Stop at the line containing "const yTicks = ['0k','1k','2k','3k','4k'];": write out every line from the beginning of the entries up to and including it, minus the pictures.
☆ ☆ ☆ ☆
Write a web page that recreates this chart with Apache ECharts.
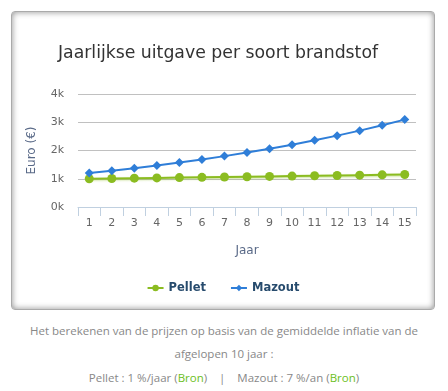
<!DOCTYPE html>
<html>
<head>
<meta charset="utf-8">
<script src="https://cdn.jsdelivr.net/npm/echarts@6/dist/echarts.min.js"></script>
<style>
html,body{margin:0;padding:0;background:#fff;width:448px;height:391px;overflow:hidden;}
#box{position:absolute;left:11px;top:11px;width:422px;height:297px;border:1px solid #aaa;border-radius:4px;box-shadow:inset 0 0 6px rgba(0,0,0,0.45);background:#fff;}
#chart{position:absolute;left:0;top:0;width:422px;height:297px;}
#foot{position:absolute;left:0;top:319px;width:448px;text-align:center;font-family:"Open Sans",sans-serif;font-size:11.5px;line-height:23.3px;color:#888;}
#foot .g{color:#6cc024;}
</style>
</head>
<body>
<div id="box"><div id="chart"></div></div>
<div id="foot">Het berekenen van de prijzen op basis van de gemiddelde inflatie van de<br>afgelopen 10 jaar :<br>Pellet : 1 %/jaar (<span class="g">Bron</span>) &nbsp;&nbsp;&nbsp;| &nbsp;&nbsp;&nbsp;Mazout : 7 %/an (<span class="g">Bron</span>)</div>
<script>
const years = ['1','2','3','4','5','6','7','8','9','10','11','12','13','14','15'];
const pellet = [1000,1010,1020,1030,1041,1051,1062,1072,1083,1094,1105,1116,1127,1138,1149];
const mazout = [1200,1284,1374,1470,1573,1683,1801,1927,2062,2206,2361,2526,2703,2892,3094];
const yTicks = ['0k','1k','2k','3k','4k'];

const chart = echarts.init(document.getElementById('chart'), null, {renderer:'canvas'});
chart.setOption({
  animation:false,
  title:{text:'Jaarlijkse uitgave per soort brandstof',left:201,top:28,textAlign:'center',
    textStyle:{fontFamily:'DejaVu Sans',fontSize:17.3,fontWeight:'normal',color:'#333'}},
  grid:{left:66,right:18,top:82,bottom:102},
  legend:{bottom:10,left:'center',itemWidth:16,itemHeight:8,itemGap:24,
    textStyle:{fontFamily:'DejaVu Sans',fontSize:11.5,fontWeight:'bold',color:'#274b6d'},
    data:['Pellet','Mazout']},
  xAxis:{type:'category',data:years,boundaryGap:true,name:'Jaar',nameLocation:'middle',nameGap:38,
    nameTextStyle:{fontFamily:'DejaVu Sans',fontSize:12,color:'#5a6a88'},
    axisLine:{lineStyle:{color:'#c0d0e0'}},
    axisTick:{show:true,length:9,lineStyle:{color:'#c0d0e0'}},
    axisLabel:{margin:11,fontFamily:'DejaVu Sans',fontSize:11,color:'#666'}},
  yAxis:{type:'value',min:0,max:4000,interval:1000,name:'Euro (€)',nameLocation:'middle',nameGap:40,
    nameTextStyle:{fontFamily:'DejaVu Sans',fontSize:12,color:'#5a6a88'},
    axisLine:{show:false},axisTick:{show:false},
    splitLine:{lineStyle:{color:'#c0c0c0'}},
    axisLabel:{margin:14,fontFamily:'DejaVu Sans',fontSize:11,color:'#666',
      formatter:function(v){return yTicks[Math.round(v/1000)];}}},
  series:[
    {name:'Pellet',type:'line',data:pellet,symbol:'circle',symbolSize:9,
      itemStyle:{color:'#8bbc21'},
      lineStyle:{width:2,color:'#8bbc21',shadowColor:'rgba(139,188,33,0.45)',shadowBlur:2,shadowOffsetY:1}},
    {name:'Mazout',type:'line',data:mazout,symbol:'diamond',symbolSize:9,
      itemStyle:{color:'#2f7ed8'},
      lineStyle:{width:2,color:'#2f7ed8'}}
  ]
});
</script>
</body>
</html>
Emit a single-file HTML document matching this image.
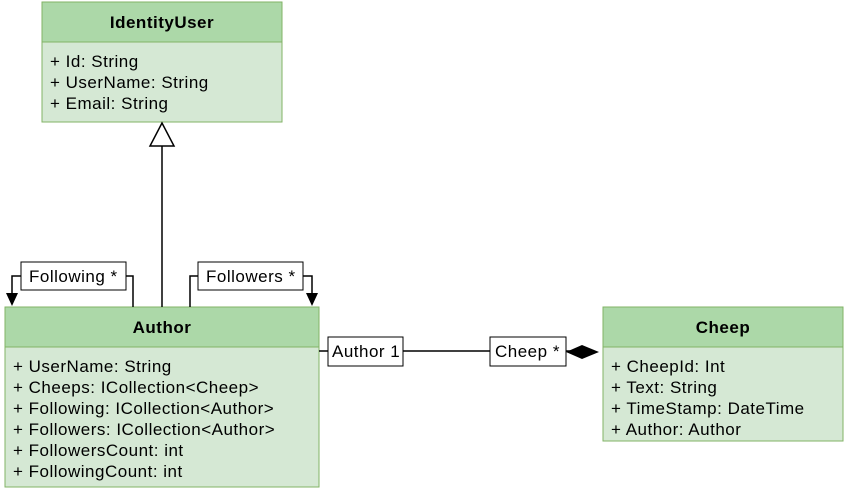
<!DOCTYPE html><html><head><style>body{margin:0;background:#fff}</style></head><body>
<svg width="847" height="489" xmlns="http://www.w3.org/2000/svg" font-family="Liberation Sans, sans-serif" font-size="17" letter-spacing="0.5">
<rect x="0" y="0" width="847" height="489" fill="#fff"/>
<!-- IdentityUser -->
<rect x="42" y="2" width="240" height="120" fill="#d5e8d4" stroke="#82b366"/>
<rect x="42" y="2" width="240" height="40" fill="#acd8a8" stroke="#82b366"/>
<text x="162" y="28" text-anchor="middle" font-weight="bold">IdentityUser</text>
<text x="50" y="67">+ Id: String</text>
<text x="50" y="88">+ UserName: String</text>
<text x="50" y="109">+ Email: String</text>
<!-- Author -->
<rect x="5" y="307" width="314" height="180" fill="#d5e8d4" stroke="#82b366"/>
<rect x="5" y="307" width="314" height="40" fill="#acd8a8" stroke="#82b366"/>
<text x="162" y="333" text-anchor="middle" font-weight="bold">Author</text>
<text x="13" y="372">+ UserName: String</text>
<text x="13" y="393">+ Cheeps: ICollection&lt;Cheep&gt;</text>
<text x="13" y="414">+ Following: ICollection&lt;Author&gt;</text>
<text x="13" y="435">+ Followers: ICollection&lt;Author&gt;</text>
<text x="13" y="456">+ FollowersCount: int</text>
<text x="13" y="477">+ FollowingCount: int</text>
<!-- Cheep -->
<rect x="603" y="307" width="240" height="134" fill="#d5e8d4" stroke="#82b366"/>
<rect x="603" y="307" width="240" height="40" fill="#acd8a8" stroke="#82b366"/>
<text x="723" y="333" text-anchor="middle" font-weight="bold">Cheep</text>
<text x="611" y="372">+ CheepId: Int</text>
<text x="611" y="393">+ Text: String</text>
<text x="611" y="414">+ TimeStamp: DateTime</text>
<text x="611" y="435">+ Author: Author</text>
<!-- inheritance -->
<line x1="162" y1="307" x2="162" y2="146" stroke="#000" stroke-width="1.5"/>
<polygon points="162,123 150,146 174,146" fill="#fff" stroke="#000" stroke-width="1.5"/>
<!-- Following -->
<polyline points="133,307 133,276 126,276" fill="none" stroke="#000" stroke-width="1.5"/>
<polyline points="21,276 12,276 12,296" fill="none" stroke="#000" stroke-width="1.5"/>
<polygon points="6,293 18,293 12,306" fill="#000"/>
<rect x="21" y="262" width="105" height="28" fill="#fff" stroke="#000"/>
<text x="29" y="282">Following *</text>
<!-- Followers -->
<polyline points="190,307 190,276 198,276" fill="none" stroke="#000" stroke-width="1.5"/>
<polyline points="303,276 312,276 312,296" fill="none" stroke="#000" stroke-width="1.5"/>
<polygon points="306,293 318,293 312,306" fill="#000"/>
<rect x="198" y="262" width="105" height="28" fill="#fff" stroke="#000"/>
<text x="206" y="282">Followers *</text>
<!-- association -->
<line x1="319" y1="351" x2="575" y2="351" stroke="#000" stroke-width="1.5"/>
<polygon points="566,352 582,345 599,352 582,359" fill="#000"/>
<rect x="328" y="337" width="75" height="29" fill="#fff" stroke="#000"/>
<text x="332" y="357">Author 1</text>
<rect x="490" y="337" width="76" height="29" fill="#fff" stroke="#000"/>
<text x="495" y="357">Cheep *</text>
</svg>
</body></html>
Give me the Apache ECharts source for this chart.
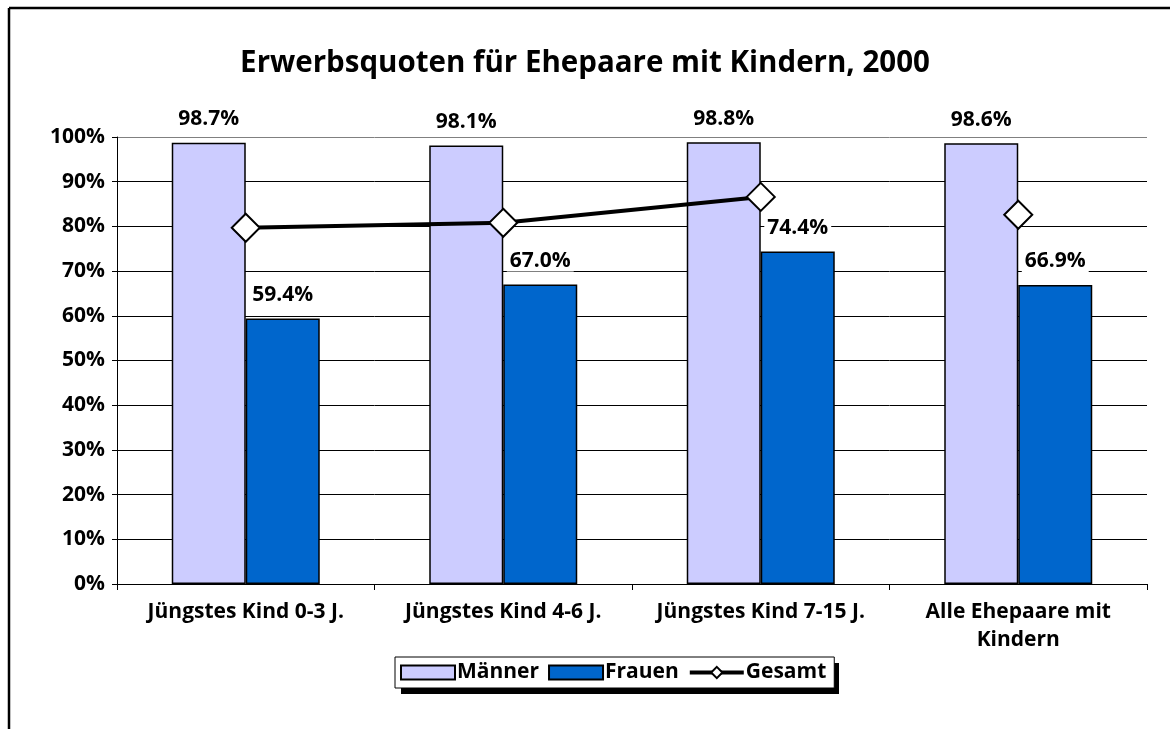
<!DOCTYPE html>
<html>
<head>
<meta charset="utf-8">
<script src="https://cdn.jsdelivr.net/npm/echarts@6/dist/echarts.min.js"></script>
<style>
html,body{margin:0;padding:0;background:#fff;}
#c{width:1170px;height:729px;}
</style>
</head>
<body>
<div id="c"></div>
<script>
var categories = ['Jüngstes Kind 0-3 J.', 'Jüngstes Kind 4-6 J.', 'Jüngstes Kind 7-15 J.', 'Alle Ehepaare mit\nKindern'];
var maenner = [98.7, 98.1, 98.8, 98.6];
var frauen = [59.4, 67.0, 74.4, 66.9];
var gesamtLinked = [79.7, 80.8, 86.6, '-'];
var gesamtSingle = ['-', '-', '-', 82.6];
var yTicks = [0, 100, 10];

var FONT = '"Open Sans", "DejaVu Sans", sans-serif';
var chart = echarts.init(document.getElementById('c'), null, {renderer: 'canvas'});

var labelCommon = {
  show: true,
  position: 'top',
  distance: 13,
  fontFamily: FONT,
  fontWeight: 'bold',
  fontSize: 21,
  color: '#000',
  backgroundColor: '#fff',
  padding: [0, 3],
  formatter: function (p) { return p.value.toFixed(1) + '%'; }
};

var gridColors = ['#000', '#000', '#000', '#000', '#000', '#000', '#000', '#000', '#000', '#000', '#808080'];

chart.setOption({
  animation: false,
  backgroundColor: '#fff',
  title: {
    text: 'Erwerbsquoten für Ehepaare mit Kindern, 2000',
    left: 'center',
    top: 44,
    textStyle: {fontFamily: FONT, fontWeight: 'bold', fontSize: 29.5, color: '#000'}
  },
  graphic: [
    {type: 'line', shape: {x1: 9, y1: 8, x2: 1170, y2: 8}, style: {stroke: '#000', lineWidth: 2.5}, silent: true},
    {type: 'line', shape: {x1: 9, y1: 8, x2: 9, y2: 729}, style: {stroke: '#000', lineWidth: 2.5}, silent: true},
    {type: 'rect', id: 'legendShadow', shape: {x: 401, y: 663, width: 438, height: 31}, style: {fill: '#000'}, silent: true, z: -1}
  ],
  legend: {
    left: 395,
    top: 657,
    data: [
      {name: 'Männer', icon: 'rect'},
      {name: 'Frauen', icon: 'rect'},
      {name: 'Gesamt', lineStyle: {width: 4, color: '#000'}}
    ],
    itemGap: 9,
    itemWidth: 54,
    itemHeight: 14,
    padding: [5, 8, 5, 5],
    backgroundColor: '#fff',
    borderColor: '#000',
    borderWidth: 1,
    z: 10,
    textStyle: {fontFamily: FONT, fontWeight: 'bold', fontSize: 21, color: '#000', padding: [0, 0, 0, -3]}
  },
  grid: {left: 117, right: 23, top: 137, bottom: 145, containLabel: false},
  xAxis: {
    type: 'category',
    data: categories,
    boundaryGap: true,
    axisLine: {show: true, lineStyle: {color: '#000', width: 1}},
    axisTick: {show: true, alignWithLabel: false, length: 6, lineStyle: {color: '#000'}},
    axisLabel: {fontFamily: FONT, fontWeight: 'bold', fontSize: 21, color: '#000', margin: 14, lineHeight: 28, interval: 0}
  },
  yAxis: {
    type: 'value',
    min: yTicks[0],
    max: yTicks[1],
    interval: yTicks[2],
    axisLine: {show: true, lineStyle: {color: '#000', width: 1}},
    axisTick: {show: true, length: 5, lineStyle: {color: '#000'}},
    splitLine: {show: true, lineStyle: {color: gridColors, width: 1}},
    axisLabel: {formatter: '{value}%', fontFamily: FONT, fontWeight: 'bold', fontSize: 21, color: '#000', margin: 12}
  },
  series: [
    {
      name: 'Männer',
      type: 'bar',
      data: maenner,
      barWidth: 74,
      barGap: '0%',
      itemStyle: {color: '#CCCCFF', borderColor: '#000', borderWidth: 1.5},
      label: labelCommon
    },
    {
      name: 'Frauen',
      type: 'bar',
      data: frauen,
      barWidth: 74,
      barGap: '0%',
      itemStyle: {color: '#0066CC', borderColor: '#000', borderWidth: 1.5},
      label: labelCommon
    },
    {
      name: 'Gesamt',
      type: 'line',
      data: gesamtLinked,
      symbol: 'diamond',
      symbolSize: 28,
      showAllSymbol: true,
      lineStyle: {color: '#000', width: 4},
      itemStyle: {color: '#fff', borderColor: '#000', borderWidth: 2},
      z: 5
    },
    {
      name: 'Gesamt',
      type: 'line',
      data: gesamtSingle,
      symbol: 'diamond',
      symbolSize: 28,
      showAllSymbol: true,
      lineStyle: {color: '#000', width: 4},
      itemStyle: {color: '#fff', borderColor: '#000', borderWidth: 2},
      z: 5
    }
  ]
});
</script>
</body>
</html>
☆ ☆ ☆ ☆
» COMPLETE OUTPUT:
Write a web page that recreates this chart with Apache ECharts.
<!DOCTYPE html>
<html>
<head>
<meta charset="utf-8">
<script src="https://cdn.jsdelivr.net/npm/echarts@6/dist/echarts.min.js"></script>
<style>
html,body{margin:0;padding:0;background:#fff;width:448px;height:391px;overflow:hidden;}
#box{position:absolute;left:11px;top:11px;width:422px;height:297px;border:1px solid #aaa;border-radius:4px;box-shadow:inset 0 0 6px rgba(0,0,0,0.45);background:#fff;}
#chart{position:absolute;left:0;top:0;width:422px;height:297px;}
#foot{position:absolute;left:0;top:319px;width:448px;text-align:center;font-family:"Open Sans",sans-serif;font-size:11.5px;line-height:23.3px;color:#888;}
#foot .g{color:#6cc024;}
</style>
</head>
<body>
<div id="box"><div id="chart"></div></div>
<div id="foot">Het berekenen van de prijzen op basis van de gemiddelde inflatie van de<br>afgelopen 10 jaar :<br>Pellet : 1 %/jaar (<span class="g">Bron</span>) &nbsp;&nbsp;&nbsp;| &nbsp;&nbsp;&nbsp;Mazout : 7 %/an (<span class="g">Bron</span>)</div>
<script>
const years = ['1','2','3','4','5','6','7','8','9','10','11','12','13','14','15'];
const pellet = [1000,1010,1020,1030,1041,1051,1062,1072,1083,1094,1105,1116,1127,1138,1149];
const mazout = [1200,1284,1374,1470,1573,1683,1801,1927,2062,2206,2361,2526,2703,2892,3094];
const yTicks = ['0k','1k','2k','3k','4k'];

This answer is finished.